Thursday, September 30, 2010

A power triangle for a better future? -- U.S., Turkey and Iran

It's hard to say anything novel about the interaction of the United States with the Middle World, the vast area between Afghanistan and the shores of the Mediterranean Sea. It all seems such an irretrievable can of worms, this arena where the U.S. imperial interests in oil and control collide with cultures, histories and peoples of which we have little understanding or appreciation. But Stephen Kinzer thinks he can present a different future -- and I was surprised to conclude that he indeed has a glimmer in Reset: Iran, Turkey, and America's Future.

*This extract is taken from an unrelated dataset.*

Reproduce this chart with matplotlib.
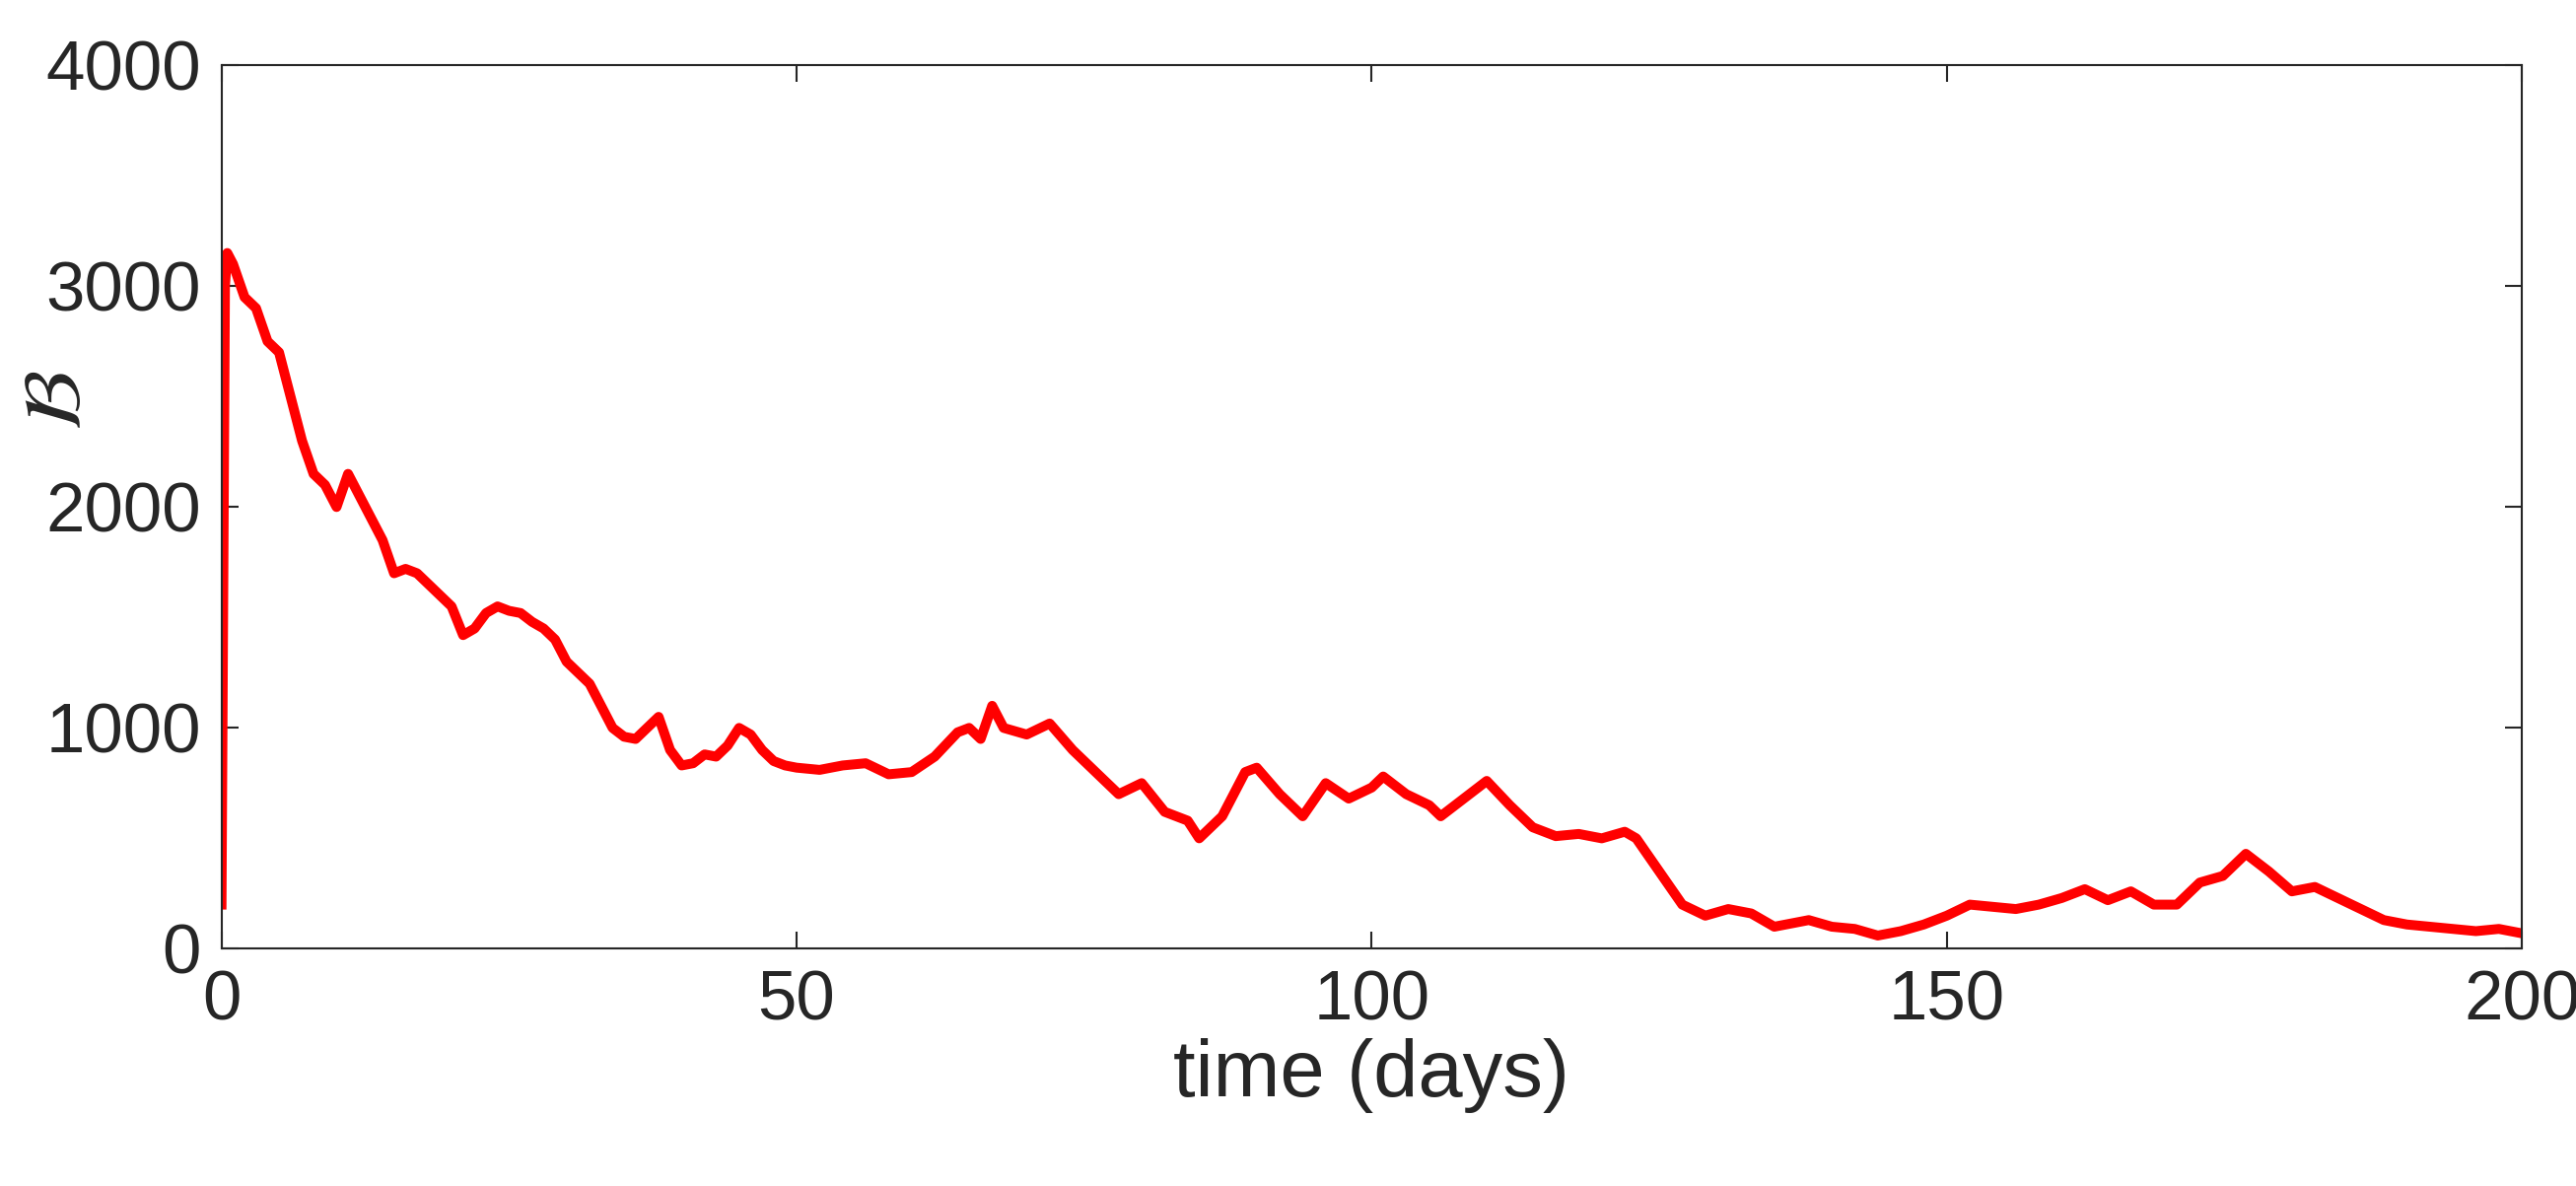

Kinzer has been reporting for major media outlets like the New York Times and Boston Globe throughout a long career, mostly from the U.S. empire's hot spots. In the 1980s, he wrote about Central America (Bitter Fruit: The Story of an American Coup in Guatemala). This wasn't a bad background for his subsequent books, on Iran (All the Shah's Men: An American Coup and the Roots of Middle East Terror) and U.S. empire more broadly (Overthrow: America's Century of Regime Change from Hawaii to Iraq.)

Kinzer hasn't given up on what I suspect people in the Middle World will think is excessive U.S. influence in the region, but he is able to envision a new shape to the relationship. To prepare people in North America who typically have little awareness of other people's histories to imagine a different relationship, he spends the bulk of Reset describing the history of Turkish and Iranian struggles toward creating popular democracy over the last century. It's fascinating stuff -- and a surprising number of U.S. adventurers and diplomats played supportive roles back before World War II when the U.S. was not yet reigning world empire.

He believes this history implies that a new "power triangle" consisting of the U.S., Turkey and Iran should emerge, though all three countries would have to undergo significant changes before such a development could flower. The glue that would bind the three powers would be an attachment to democracy. Here's a sample of his thinking:

A century has passed since Iran and Turkey turned toward democracy. It has been a century of unsteady progress. The Iranians and the Turks have won epochal victories but also suffered bloody defeats. From their long struggles, both peoples have developed an understanding of democracy, and a longing for it, that makes them good soul mates for Americans.

The stories of modern Turkey and Iran suggest that democracy can take root anywhere, but only over the span of generations. It cannot be called to life simply by proclaiming a constitution or holding an election. Democracy is not an event but a way of facing the world, an all encompassing approach to life. Only long years of experience can make it real. In the Muslim Middle East, just two countries have this experience: Turkey and Iran.

Romantic? Utopian? Maybe, but learning the history and applying imagination sure beats the current stagnation.

Recent initiatives from Turkey, such as joining with Brazil to lessen the Iranian nuclear reprocessing impasse or supporting humanitarian aid deliveries to Israeli-controlled Gaza, demonstrate that Turkey is very much on the path that Kinzer expects.

Democracy's future in Turkey and Iran will depend on those peoples themselves. So will the future of democracy -- not by any means a certainty -- in the United States depend on our citizens. Kinzer may be right that we have more in common than we realize.